======== SOURCE DATA ========

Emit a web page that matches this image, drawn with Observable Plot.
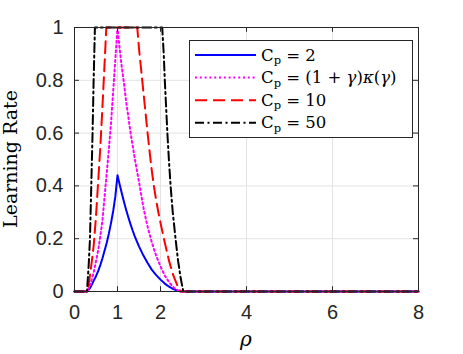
<!DOCTYPE html>
<html>
<head>
<meta charset="utf-8">
<script src="https://cdn.jsdelivr.net/npm/d3@7"></script>
<script src="https://cdn.jsdelivr.net/npm/@observablehq/plot@0.6"></script>
<style>
  html, body { margin: 0; padding: 0; background: white; }
</style>
</head>
<body>
<div id="chart"></div>
<script>
// ---- data (rho, learning rate) ----
const xTicks = [0, 1, 2, 4, 6, 8];
const yTicks = [0, 0.2, 0.4, 0.6, 0.8, 1];

const rhoBlue = [0, 0.29, 0.35, 0.40, 0.45, 0.50, 0.55, 0.60, 0.65, 0.70, 0.75, 0.80, 0.85, 0.90, 0.95, 1.00,
  1.05, 1.10, 1.15, 1.20, 1.25, 1.30, 1.35, 1.40, 1.45, 1.50, 1.60, 1.70, 1.80, 1.90, 2.00, 2.10, 2.20, 2.30, 2.40, 2.47, 8];
const lrBlue = [0, 0, 0.01, 0.025, 0.042, 0.058, 0.077, 0.100, 0.126, 0.155, 0.185, 0.22, 0.26, 0.305, 0.36, 0.44,
  0.405, 0.372, 0.34, 0.31, 0.282, 0.256, 0.232, 0.21, 0.19, 0.171, 0.137, 0.108, 0.082, 0.062, 0.045, 0.03, 0.018, 0.009, 0.003, 0, 0];

const rhoPink = [0, 0.30, 0.35, 0.40, 0.45, 0.50, 0.55, 0.60, 0.65, 0.70, 0.75, 0.80, 0.85, 0.90, 0.95, 1.00,
  1.05, 1.10, 1.15, 1.20, 1.25, 1.30, 1.35, 1.40, 1.45, 1.50, 1.60, 1.70, 1.80, 1.90, 2.00, 2.10, 2.20, 2.30, 2.40, 2.47, 8];
const lrPink = [0, 0, 0.02, 0.045, 0.075, 0.115, 0.155, 0.21, 0.27, 0.36, 0.45, 0.54, 0.64, 0.76, 0.88, 1.0,
  0.92, 0.85, 0.79, 0.72, 0.665, 0.605, 0.555, 0.505, 0.46, 0.415, 0.32, 0.245, 0.185, 0.135, 0.095, 0.06, 0.035, 0.016, 0.005, 0, 0];

const rhoRed = [0, 0.30, 0.35, 0.40, 0.45, 0.50, 0.55, 0.60, 0.65, 0.70, 0.74,
  1.46, 1.50, 1.55, 1.60, 1.65, 1.70, 1.75, 1.80, 1.85, 1.90, 1.95, 2.00, 2.10, 2.20, 2.30, 2.40, 2.47, 8];
const lrRed = [0, 0, 0.05, 0.11, 0.18, 0.285, 0.415, 0.545, 0.70, 0.865, 1.0,
  1.0, 0.92, 0.84, 0.76, 0.68, 0.60, 0.525, 0.455, 0.395, 0.345, 0.30, 0.26, 0.185, 0.115, 0.06, 0.02, 0, 0];

const rhoBlack = [0, 0.29, 0.33, 0.36, 0.39, 0.42, 0.445, 0.475,
  2.04, 2.075, 2.10, 2.13, 2.16, 2.195, 2.235, 2.285, 2.35, 2.41, 2.47, 2.53, 8];
const lrBlack = [0, 0, 0.1, 0.2, 0.4, 0.6, 0.8, 1.0,
  1.0, 0.9, 0.8, 0.7, 0.6, 0.5, 0.4, 0.3, 0.2, 0.115, 0.05, 0, 0];

const toRows = (xs, ys) => xs.map((r, i) => ({rho: r, lr: ys[i]}));
const blue = toRows(rhoBlue, lrBlue);
const pink = toRows(rhoPink, lrPink);
const red = toRows(rhoRed, lrRed);
const black = toRows(rhoBlack, lrBlack);

const axisColor = "#262626";
const gridColor = "#e3e3e3";
const dotDash = "2,2.8";
const dashDash = "12,6";
const dashDot = "9,3.5,2,3.5";

const svg = Plot.plot({
  width: 463,
  height: 354,
  marginLeft: 74,
  marginRight: 45,
  marginTop: 27,
  marginBottom: 63,
  style: {fontFamily: "'Liberation Sans', Arial, sans-serif", fontSize: "20px", background: "white", color: axisColor},
  x: {domain: [0, 8], label: null},
  y: {domain: [0, 1], label: null},
  marks: [
    Plot.gridX(xTicks, {stroke: gridColor, strokeOpacity: 1}),
    Plot.gridY(yTicks, {stroke: gridColor, strokeOpacity: 1}),
    Plot.line(blue, {x: "rho", y: "lr", stroke: "#0000ff", strokeWidth: 2}),
    Plot.line(pink, {x: "rho", y: "lr", stroke: "#ff00ff", strokeWidth: 2, strokeDasharray: dotDash}),
    Plot.line(red, {x: "rho", y: "lr", stroke: "#ff0000", strokeWidth: 2, strokeDasharray: dashDash}),
    Plot.line(black, {x: "rho", y: "lr", stroke: "#000000", strokeWidth: 2, strokeDasharray: dashDot}),
    // inward tick marks
    Plot.ruleX(xTicks, {y1: 0, y2: 0.018, stroke: axisColor}),
    Plot.ruleX(xTicks, {y1: 1, y2: 0.982, stroke: axisColor}),
    Plot.ruleY(yTicks, {x1: 0, x2: 0.116, stroke: axisColor}),
    Plot.ruleY(yTicks, {x1: 8, x2: 7.884, stroke: axisColor}),
    Plot.frame({stroke: axisColor}),
    Plot.axisX(xTicks, {tickSize: 0, tickPadding: 13, tickFormat: d => String(d), fill: axisColor, fontSize: 20}),
    Plot.axisY(yTicks, {tickSize: 0, tickPadding: 11, tickFormat: d => String(d), fill: axisColor, fontSize: 20})
  ]
});

const s = d3.select(svg);
const serif = "'DejaVu Serif', 'Liberation Serif', serif";

// axis titles
s.append("text")
  .attr("transform", "translate(17,159) rotate(-90)")
  .attr("text-anchor", "middle")
  .attr("font-family", serif)
  .attr("font-size", 19)
  .attr("fill", "#000")
  .text("Learning Rate");

s.append("text")
  .attr("x", 246).attr("y", 346)
  .attr("text-anchor", "middle")
  .attr("font-family", serif)
  .attr("font-style", "italic")
  .attr("font-size", 20)
  .attr("fill", "#000")
  .text("ρ");

// legend
const legendItems = [
  {color: "#0000ff", dash: null, parts: [["C", ""], ["p", "sub"], [" = 2", ""]]},
  {color: "#ff00ff", dash: dotDash, parts: [["C", ""], ["p", "sub"], [" = (1 + ", ""], ["γ", "it"], [")", ""], ["κ", "it"], ["(", ""], ["γ", "it"], [")", ""]]},
  {color: "#ff0000", dash: dashDash, parts: [["C", ""], ["p", "sub"], [" = 10", ""]]},
  {color: "#000000", dash: dashDot, parts: [["C", ""], ["p", "sub"], [" = 50", ""]]}
];
const lg = s.append("g");
lg.append("rect")
  .attr("x", 189.5).attr("y", 40.5).attr("width", 223).attr("height", 97)
  .attr("fill", "white").attr("stroke", axisColor).attr("stroke-width", 1);
legendItems.forEach((it, i) => {
  const y = 55 + i * 22.6;
  lg.append("line")
    .attr("x1", 195).attr("x2", 256).attr("y1", y).attr("y2", y)
    .attr("stroke", it.color).attr("stroke-width", 2)
    .attr("stroke-dasharray", it.dash);
  const t = lg.append("text")
    .attr("x", 261).attr("y", y + 5.5)
    .attr("text-anchor", "start")
    .attr("font-family", serif).attr("font-size", 16.5).attr("fill", "#000")
    .style("white-space", "pre");
  let shifted = false;
  it.parts.forEach(([txt, kind]) => {
    const sp = t.append("tspan").text(txt);
    if (kind === "sub") { sp.attr("font-size", 11.5).attr("dy", 3.5); shifted = true; }
    else {
      if (shifted) { sp.attr("dy", -3.5); shifted = false; }
      if (kind === "it") sp.attr("font-style", "italic");
    }
  });
});

document.getElementById("chart").appendChild(svg);
</script>
</body>
</html>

========

> PROBLEM DETAILS: Go from the first line of the data above to the line containing "const yTicks = [0, 0.2, 0.4, 0.6, 0.8, 1];" and retype exactly those lines, both included, but none of the pictures.

> WRITTEN SOLUTION:
Emit a web page that matches this image, drawn with Observable Plot.
<!DOCTYPE html>
<html>
<head>
<meta charset="utf-8">
<script src="https://cdn.jsdelivr.net/npm/d3@7"></script>
<script src="https://cdn.jsdelivr.net/npm/@observablehq/plot@0.6"></script>
<style>
  html, body { margin: 0; padding: 0; background: white; }
</style>
</head>
<body>
<div id="chart"></div>
<script>
// ---- data (rho, learning rate) ----
const xTicks = [0, 1, 2, 4, 6, 8];
const yTicks = [0, 0.2, 0.4, 0.6, 0.8, 1];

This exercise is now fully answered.